Hence the liberation this R&B diva felt when recording As I Am, her already-platinum latest release for MBK/J.

After moving more than a million copies of her 2001 debut “Songs in A Minor,” New York-bred Keys went on to conquer other genres including acting (roles in Smokin’ Aces and The Nanny Diaries), writing (the New York Times best-seller “Tears for Water”), and even journalism (as travel correspondent for her hometown’s Daily News).

She grew so busy, in fact, that she barely noticed the depression creeping into her life. After tending to a dying elderly relative for several months, Keys had a stark realization — she’d never taken any time off from work before.

That death taught her to live again. Afterward, she promptly flew to Cairo for a lone, leisurely vacation on the Nile. Amid the majestic pyramids, a humbled Keys found her artistic voice again.

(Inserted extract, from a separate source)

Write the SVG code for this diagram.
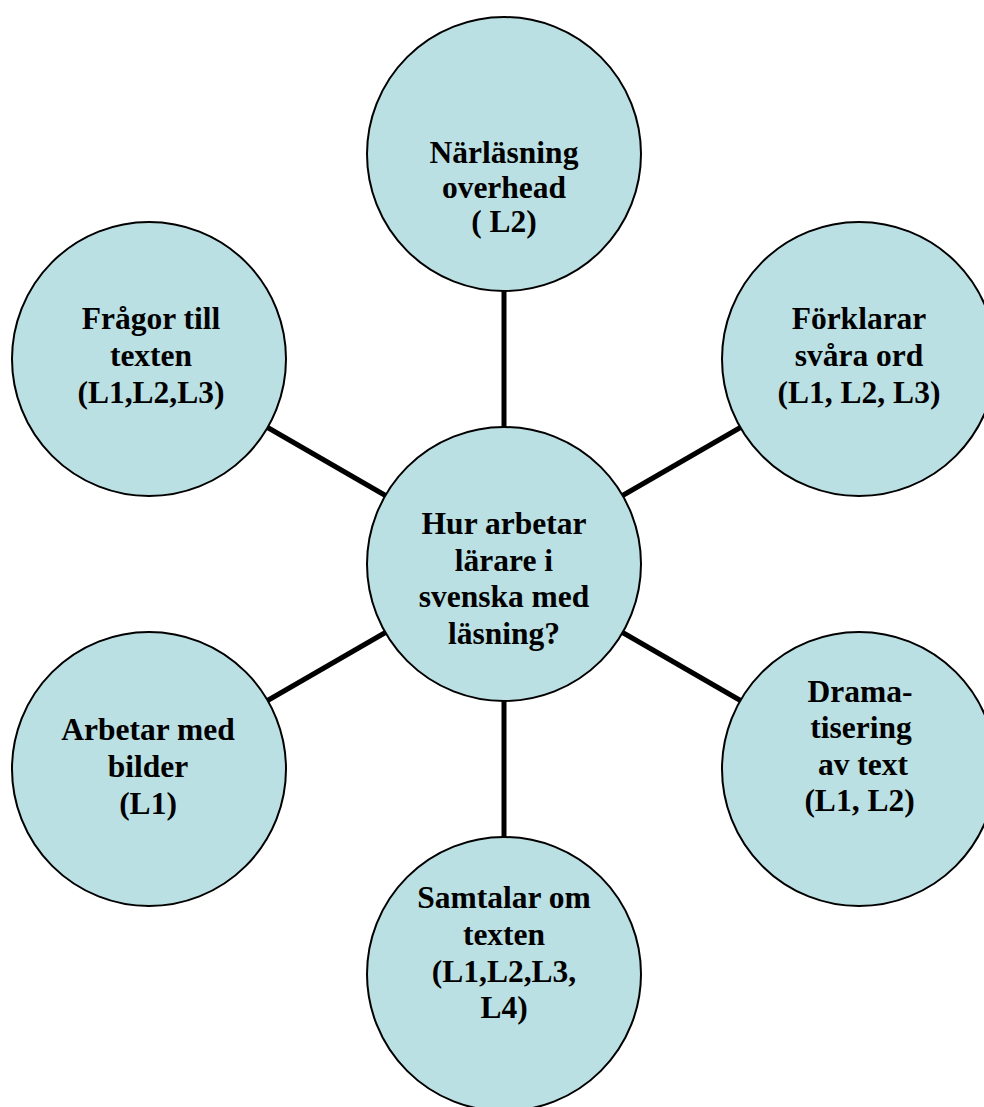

“It got to a point where I’d been so good at always keeping everything in a nice, neat little box, tucked away in the perfect place where it belongs, that it was strangling me,” recalls the 26-year-old of Irish/Jamaican descent, who is in person a tall, svelte, unusually exotic beauty.

“I was getting suffocated,” she says. “So I found that there has to be a certain openness that you live your life with, that one has to have with themselves to truly live in their fullest light.”

These days, if Keys isn’t interested in a certain show biz function, she won’t participate. Should she need some alone time, she takes it, sans apology.

Keys also won’t hesitate to tweak her retro-soul sound — as she did on As I Am - with unexpected guest stars Timbaland, John Mayer, John Legend, or in-demand co-writer Linda Perry. The initial single “No One” (which just earned her two more Grammy nominations) is a honey-toned R&B tour de force, and an affirmation of the artist’s new motto - no one will stand in the way of her happiness again, least of all herself.

Which brings Keys to her final creed. She’s signed on with humanitarian causes Live Earth, From Tha Ground Up, and Keep a Child Alive and even started her own Web site-based book club.

“So that’s the other philosophy that I live by now — have the freedom to fall,” she says. “Like, ‘Do it, damn it!’ So what if it ends up being the worst - or the best - thing that you’ve ever done for yourself? Just try it.”